Williams died on November 17, 2025, at the age of 86.

==Career==
Williams began his career as a Seventh-day Adventist minister in Oklahoma City. From there, he completed a five-year term as a missionary in Kinshasa, Congo, as the president of the West Congo Field of Seventh-day Adventists, the first black to hold the position. Williams was the associate director of the Communication Department of the General Conference of Seventh-day Adventists from 1974 to 1979. From 1979-1982, he was president of the Central Africa Union of Seventh-day Adventists in Burundi.

In 1983, Williams was appointed the associate director of the General Conference Health and Temperance Department, holding that position until 1990. During this period Williams traveled to all 50 states and more than 110 countries promoting vegetarianism and holding stop-smoking seminars. From 1990 to 2010, Williams was the director of the Health and Temperance Department of the North American Division of Seventh-day Adventists.

During this period, Williams was critical in establishing clean air and health initiatives in his native Philadelphia, serving as a health adviser to Mayor John Street and Health Czar Gwen Foster. On June 22, 2009, Williams was invited to the White House to witness President Barack Obama sign the FDA omnibus regulation of tobacco, for which Williams had been lobbying.

==Scholarship==
Williams authored or co-authored a dozen books, including the sole biography of Eva B. Dykes, the first black woman to complete the requirements for a PhD, and a biography on the current and former presidents of the General Conference of Seventh-day Adventists.

==Bibliography==
Williams, DeWitt. She Fulfilled the Impossible Dream: The Story of Eva B. Dykes. Review and Herald Publishing Association, 1985.

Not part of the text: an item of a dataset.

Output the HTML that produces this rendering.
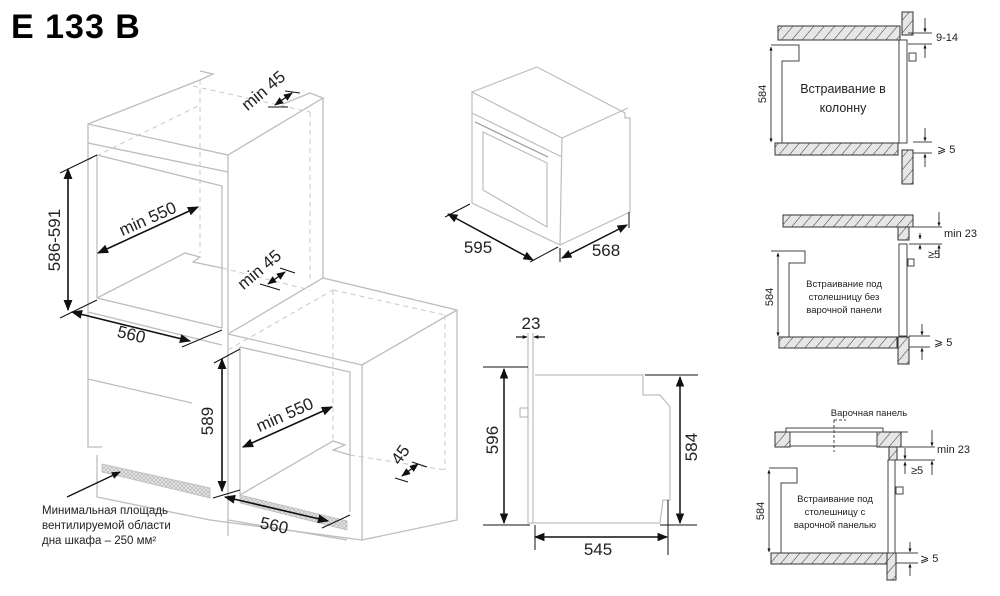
<!DOCTYPE html>
<html><head><meta charset="utf-8"><style>
html,body{margin:0;padding:0;background:#fff;width:1000px;height:596px;overflow:hidden}
svg{display:block}
text{font-family:"Liberation Sans","DejaVu Sans",sans-serif;fill:#222}
</style></head><body>
<svg width="1000" height="596" viewBox="0 0 1000 596" xmlns="http://www.w3.org/2000/svg">
<defs>
<marker id="a" viewBox="0 0 10 10" refX="9" refY="5" markerWidth="7" markerHeight="7" orient="auto-start-reverse"><path d="M0,1 L10,5 L0,9 z" fill="#111"/></marker>
<marker id="s" viewBox="0 0 10 10" refX="9" refY="5" markerWidth="4" markerHeight="4" orient="auto-start-reverse"><path d="M0,1 L10,5 L0,9 z" fill="#111"/></marker>
<pattern id="h" width="8" height="8" patternUnits="userSpaceOnUse" patternTransform="rotate(40)"><rect width="8" height="8" fill="#e6e6e6"/><line x1="0" y1="0" x2="0" y2="8" stroke="#333" stroke-width="1"/></pattern>
<pattern id="g" width="4" height="4" patternUnits="userSpaceOnUse"><rect width="4" height="4" fill="#e6e6e6"/><path d="M0,0 L4,4 M4,0 L0,4" stroke="#b0b0b0" stroke-width="0.6"/></pattern>
</defs>

<text x="11" y="38" font-size="34" font-weight="bold" letter-spacing="1" style="fill:#000">E 133 B</text>

<!-- LEFT ISOMETRIC CABINETS -->
<g stroke="#bdbdbd" stroke-width="1.3" fill="none">
 <polyline points="200,71 213,74 200,80 88,124 88,447 102,447"/>
 <polyline points="88,124 228,155 323,98 310,93 283,104"/>
 <line x1="88" y1="143" x2="228" y2="172"/>
 <line x1="228" y1="155" x2="228" y2="536"/>
 <line x1="323" y1="98" x2="323" y2="278"/>
 <polyline points="97,298 97,155 222,186 222,328"/>
 <line x1="97" y1="298" x2="222" y2="328"/>
 <polyline points="97,298 185,253 200,257 193,262 222,268"/>
 <line x1="88" y1="379" x2="192" y2="403"/>
 <line x1="88" y1="312" x2="222" y2="345"/>
 <polyline points="228,334 323,278 457,310 457,520 362,540"/>
 <line x1="228" y1="334" x2="362" y2="365"/>
 <line x1="362" y1="365" x2="457" y2="310"/>
 <line x1="362" y1="365" x2="362" y2="540"/>
 <polyline points="240,495 240,347 350,372 350,512"/>
 <polyline points="240,495 333,441 345,445 333,450 350,455"/>
 <polyline points="97,455 97,497 210,520 362,540"/>
 <line x1="228" y1="520" x2="347" y2="540"/>
</g>
<g stroke="#c8c8c8" stroke-width="1" fill="none" stroke-dasharray="5,4">
 <line x1="200" y1="80" x2="200" y2="253"/>
 <line x1="193" y1="86" x2="310" y2="112"/>
 <line x1="88" y1="160" x2="200" y2="105"/>
 <line x1="310" y1="112" x2="310" y2="280"/>
 <line x1="222" y1="268" x2="310" y2="290"/>
 <line x1="333" y1="290" x2="333" y2="441"/>
 <line x1="228" y1="350" x2="333" y2="290"/>
 <line x1="333" y1="290" x2="445" y2="315"/>
 <line x1="445" y1="315" x2="445" y2="470"/>
 <line x1="350" y1="455" x2="445" y2="470"/>
</g>
<polygon points="102,464 210,488 210,498 102,472" fill="url(#g)" stroke="#bbb" stroke-width="0.8"/>
<polygon points="240,495 347,521 347,530 240,503" fill="url(#g)" stroke="#bbb" stroke-width="0.8"/>

<g stroke="#111" stroke-width="1.6" fill="none">
 <line x1="68" y1="169" x2="68" y2="310" marker-start="url(#a)" marker-end="url(#a)"/>
 <line x1="60" y1="173" x2="97" y2="155" stroke-width="1"/>
 <line x1="60" y1="318" x2="97" y2="300" stroke-width="1"/>
 <line x1="72" y1="312" x2="190" y2="341" marker-start="url(#a)" marker-end="url(#a)"/>
 <line x1="182" y1="347" x2="222" y2="330" stroke-width="1"/>
 <line x1="98" y1="253" x2="198" y2="207" marker-start="url(#a)" marker-end="url(#a)"/>
 <line x1="275" y1="105" x2="292" y2="93" marker-start="url(#a)" marker-end="url(#a)" stroke-width="1.3"/>
 <line x1="268" y1="107" x2="288" y2="107" stroke-width="1"/>
 <line x1="285" y1="91" x2="300" y2="93" stroke-width="1"/>
 <line x1="268" y1="284" x2="285" y2="272" marker-start="url(#a)" marker-end="url(#a)" stroke-width="1.3"/>
 <line x1="260" y1="284" x2="280" y2="290" stroke-width="1"/>
 <line x1="280" y1="268" x2="295" y2="273" stroke-width="1"/>
 <line x1="222" y1="359" x2="222" y2="491" marker-start="url(#a)" marker-end="url(#a)"/>
 <line x1="214" y1="363" x2="240" y2="349" stroke-width="1"/>
 <line x1="213" y1="498" x2="240" y2="490" stroke-width="1"/>
 <line x1="243" y1="447" x2="332" y2="407" marker-start="url(#a)" marker-end="url(#a)"/>
 <line x1="402" y1="476" x2="418" y2="464" marker-start="url(#a)" marker-end="url(#a)" stroke-width="1.3"/>
 <line x1="395" y1="478" x2="408" y2="482" stroke-width="1"/>
 <line x1="412" y1="462" x2="427" y2="467" stroke-width="1"/>
 <line x1="225" y1="497" x2="328" y2="521" marker-start="url(#a)" marker-end="url(#a)"/>
 <line x1="322" y1="528" x2="350" y2="515" stroke-width="1"/>
 <line x1="67" y1="497" x2="120" y2="472" marker-end="url(#a)" stroke-width="1.3"/>
</g>
<g font-size="17">
 <text transform="translate(60,240) rotate(-90)" text-anchor="middle">586-591</text>
 <text transform="translate(130,340) rotate(14)" text-anchor="middle">560</text>
 <text transform="translate(150,224) rotate(-24)" text-anchor="middle">min 550</text>
 <text transform="translate(267,95) rotate(-40)" text-anchor="middle">min 45</text>
 <text transform="translate(263,274) rotate(-40)" text-anchor="middle">min 45</text>
 <text transform="translate(213,421) rotate(-90)" text-anchor="middle">589</text>
 <text transform="translate(287,420) rotate(-24)" text-anchor="middle">min 550</text>
 <text transform="translate(405,458) rotate(-55)" text-anchor="middle">45</text>
 <text transform="translate(273,531) rotate(12)" text-anchor="middle">560</text>
</g>
<g font-size="11.5" style="fill:#333">
 <text x="42" y="514">Минимальная площадь</text>
 <text x="42" y="529">вентилируемой области</text>
 <text x="42" y="544">дна шкафа – 250 мм²</text>
</g>

<!-- MIDDLE OVEN ISO -->
<g stroke="#bdbdbd" stroke-width="1.2" fill="none">
 <polygon points="472,92 562,138 560,245 472,203"/>
 <polyline points="472,92 537,67 625,113 625,118 630,118 630,212 560,245"/>
 <line x1="562" y1="138" x2="628" y2="108"/>
 <line x1="472" y1="113" x2="562" y2="157"/>
 <polygon points="483,132 547,163 547,227 483,190"/>
 <line x1="475" y1="122" x2="548" y2="157" stroke="#999"/>
</g>
<g stroke="#111" stroke-width="1.5" fill="none">
 <line x1="448" y1="214" x2="533" y2="260" marker-start="url(#a)" marker-end="url(#a)"/>
 <line x1="562" y1="258" x2="627" y2="225" marker-start="url(#a)" marker-end="url(#a)"/>
 <line x1="445" y1="217" x2="470" y2="204" stroke-width="1"/>
 <line x1="530" y1="262" x2="558" y2="247" stroke-width="1"/>
 <line x1="560" y1="248" x2="560" y2="262" stroke-width="1"/>
 <line x1="629" y1="212" x2="629" y2="228" stroke-width="1"/>
</g>
<text x="478" y="253" font-size="17" text-anchor="middle">595</text>
<text x="606" y="256" font-size="17" text-anchor="middle">568</text>

<!-- SIDE VIEW -->
<g stroke="#bdbdbd" stroke-width="1.2" fill="none">
 <polyline points="528,333 528,523 533,523 533,333"/>
 <rect x="520" y="408" width="8" height="9"/>
 <polyline points="535,375 643,375 643,395 660,395 670,407 670,500 663,500 660,523 533,523"/>
</g>
<g stroke="#111" stroke-width="1.5" fill="none">
 <line x1="516" y1="337" x2="527" y2="337" marker-end="url(#s)" stroke-width="1.2"/>
 <line x1="545" y1="337" x2="534" y2="337" marker-end="url(#s)" stroke-width="1.2"/>
 <line x1="483" y1="367" x2="528" y2="367" stroke-width="1"/>
 <line x1="483" y1="525" x2="530" y2="525" stroke-width="1"/>
 <line x1="504" y1="369" x2="504" y2="523" marker-start="url(#a)" marker-end="url(#a)"/>
 <line x1="645" y1="375" x2="698" y2="375" stroke-width="1"/>
 <line x1="660" y1="525" x2="697" y2="525" stroke-width="1"/>
 <line x1="680" y1="377" x2="680" y2="523" marker-start="url(#a)" marker-end="url(#a)"/>
 <line x1="535" y1="525" x2="535" y2="550" stroke-width="1"/>
 <line x1="668" y1="500" x2="668" y2="555" stroke-width="1"/>
 <line x1="535" y1="537" x2="667" y2="537" marker-start="url(#a)" marker-end="url(#a)"/>
</g>
<g font-size="17">
 <text x="531" y="329" text-anchor="middle">23</text>
 <text transform="translate(498,440) rotate(-90)" text-anchor="middle">596</text>
 <text transform="translate(697,447) rotate(-90)" text-anchor="middle">584</text>
 <text x="598" y="555" text-anchor="middle">545</text>
</g>

<!-- RIGHT SECTIONS -->
<g stroke="#333" stroke-width="1" fill="url(#h)">
 <rect x="778" y="26" width="122" height="14"/>
 <rect x="902" y="12" width="11" height="23"/>
 <rect x="775" y="143" width="123" height="12"/>
 <rect x="902" y="150" width="11" height="34"/>
 <rect x="783" y="215" width="130" height="12"/>
 <rect x="898" y="227" width="11" height="13"/>
 <rect x="779" y="337" width="118" height="11"/>
 <rect x="898" y="337" width="11" height="27"/>
 <rect x="775" y="432" width="15" height="15"/>
 <rect x="877" y="432" width="24" height="15"/>
 <rect x="889" y="447" width="8" height="13"/>
 <rect x="771" y="553" width="116" height="11"/>
 <rect x="887" y="553" width="9" height="27"/>
</g>
<g stroke="#444" stroke-width="1" fill="none">
 <polyline points="771,45 799,45 799,61 782,61 782,143"/>
 <rect x="899" y="40" width="8" height="103" fill="#fff"/>
 <rect x="909" y="53" width="7" height="8"/>
 <polyline points="771,251 805,251 805,263 789,263 789,337"/>
 <rect x="899" y="244" width="8" height="92" fill="#fff"/>
 <rect x="908" y="259" width="6" height="7"/>
 <polyline points="769,468 797,468 797,483 781,483 781,553"/>
 <rect x="888" y="460" width="7" height="93" fill="#fff"/>
 <rect x="896" y="487" width="7" height="7"/>
 <rect x="786" y="428" width="97" height="4"/>
 <rect x="790" y="432" width="87" height="14"/>
 <line x1="834" y1="420" x2="834" y2="452" stroke-dasharray="3,2"/>
 <line x1="834" y1="420" x2="846" y2="420" stroke-dasharray="3,2"/>
 <line x1="901" y1="432" x2="908" y2="432"/>
 <line x1="771" y1="47" x2="771" y2="142" marker-start="url(#s)" marker-end="url(#s)"/>
 <line x1="908" y1="33" x2="932" y2="33"/><line x1="908" y1="44" x2="932" y2="44"/>
 <line x1="925" y1="18" x2="925" y2="32" marker-end="url(#s)"/><line x1="925" y1="58" x2="925" y2="45" marker-end="url(#s)"/>
 <line x1="913" y1="142" x2="932" y2="142"/><line x1="913" y1="153" x2="932" y2="153"/>
 <line x1="925" y1="128" x2="925" y2="141" marker-end="url(#s)"/><line x1="925" y1="167" x2="925" y2="154" marker-end="url(#s)"/>
 <line x1="778" y1="253" x2="778" y2="336" marker-start="url(#s)" marker-end="url(#s)"/>
 <line x1="909" y1="227" x2="942" y2="227"/><line x1="909" y1="244" x2="942" y2="244"/>
 <line x1="939" y1="212" x2="939" y2="226" marker-end="url(#s)"/><line x1="939" y1="258" x2="939" y2="245" marker-end="url(#s)"/>
 <line x1="920" y1="233" x2="920" y2="239" marker-end="url(#s)"/><line x1="920" y1="250" x2="920" y2="245" marker-end="url(#s)"/>
 <line x1="909" y1="336" x2="930" y2="336"/><line x1="909" y1="347" x2="930" y2="347"/>
 <line x1="922" y1="324" x2="922" y2="335" marker-end="url(#s)"/><line x1="922" y1="360" x2="922" y2="348" marker-end="url(#s)"/>
 <line x1="769" y1="470" x2="769" y2="552" marker-start="url(#s)" marker-end="url(#s)"/>
 <line x1="897" y1="447" x2="935" y2="447"/><line x1="897" y1="460" x2="935" y2="460"/>
 <line x1="932" y1="430" x2="932" y2="446" marker-end="url(#s)"/><line x1="932" y1="475" x2="932" y2="461" marker-end="url(#s)"/>
 <line x1="905" y1="448" x2="905" y2="459" marker-end="url(#s)"/><line x1="905" y1="474" x2="905" y2="462" marker-end="url(#s)"/>
 <line x1="896" y1="553" x2="918" y2="553"/><line x1="896" y1="563" x2="918" y2="563"/>
 <line x1="910" y1="542" x2="910" y2="552" marker-end="url(#s)"/><line x1="910" y1="576" x2="910" y2="564" marker-end="url(#s)"/>
</g>
<g font-size="11" style="fill:#222">
 <text x="936" y="41">9-14</text>
 <text x="937" y="153">⩾ 5</text>
 <text x="944" y="237">min 23</text>
 <text x="928" y="258">≥5</text>
 <text x="934" y="346">⩾ 5</text>
 <text x="937" y="453">min 23</text>
 <text x="911" y="474">≥5</text>
 <text x="920" y="562">⩾ 5</text>
 <text transform="translate(766,94) rotate(-90)" text-anchor="middle">584</text>
 <text transform="translate(773,297) rotate(-90)" text-anchor="middle">584</text>
 <text transform="translate(764,511) rotate(-90)" text-anchor="middle">584</text>
</g>
<g font-size="12.5" style="fill:#222" text-anchor="middle">
 <text x="843" y="93">Встраивание в</text>
 <text x="843" y="112">колонну</text>
</g>
<g font-size="9.5" style="fill:#222" text-anchor="middle">
 <text x="844" y="287">Встраивание под</text>
 <text x="844" y="300">столешницу без</text>
 <text x="844" y="313">варочной панели</text>
 <text x="869" y="416">Варочная панель</text>
 <text x="835" y="502">Встраивание под</text>
 <text x="835" y="515">столешницу с</text>
 <text x="835" y="528">варочной панелью</text>
</g>
</svg>
</body></html>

Baker, Delbert and Williams, DeWitt, eds. Profiles of Service. Review and Herald Publishing Association, 1991.

Rizzo, Kay D. and Dewitt S. Williams, eds. For His Honor. Pacific Press Publishing Association, 1992.

Kuzma, Jan W., Kay Kuzma, and DeWitt S. Williams, eds. Energized. Review and Herald Publishing Association, 1997.

Kuzma, Jan W., Kay Kuzma, and DeWitt S. Williams. 60 Ways to Energize Your Life. Review and Herald Publishing Association, 1998.

Williams, DeWitt S., Kay Kuzma, and Leo R. Van Dolson. Ministries of Health and Healing: A Handbook for Health Leaders, Educators and Professionals in the North American Division. AdventSource, 2002.

Williams, DeWitt. Highly Committed: The Captivating Story of the Wilson Family and Their Impact on the Adventist Church. Teach Services, 2012.

Williams, DeWitt. Precious Memories of Missionaries of Color: A Compilation of Stories and Experiences of Ambassadors for God! Vol. 2. Teach Services, 2015.

Williams, DeWitt S. Spirit-Filled Leadership: Portraits of the Presidents, Secretaries and Treasurers of the General Conference of Seventh-day Adventists. Xulon Press, 2016.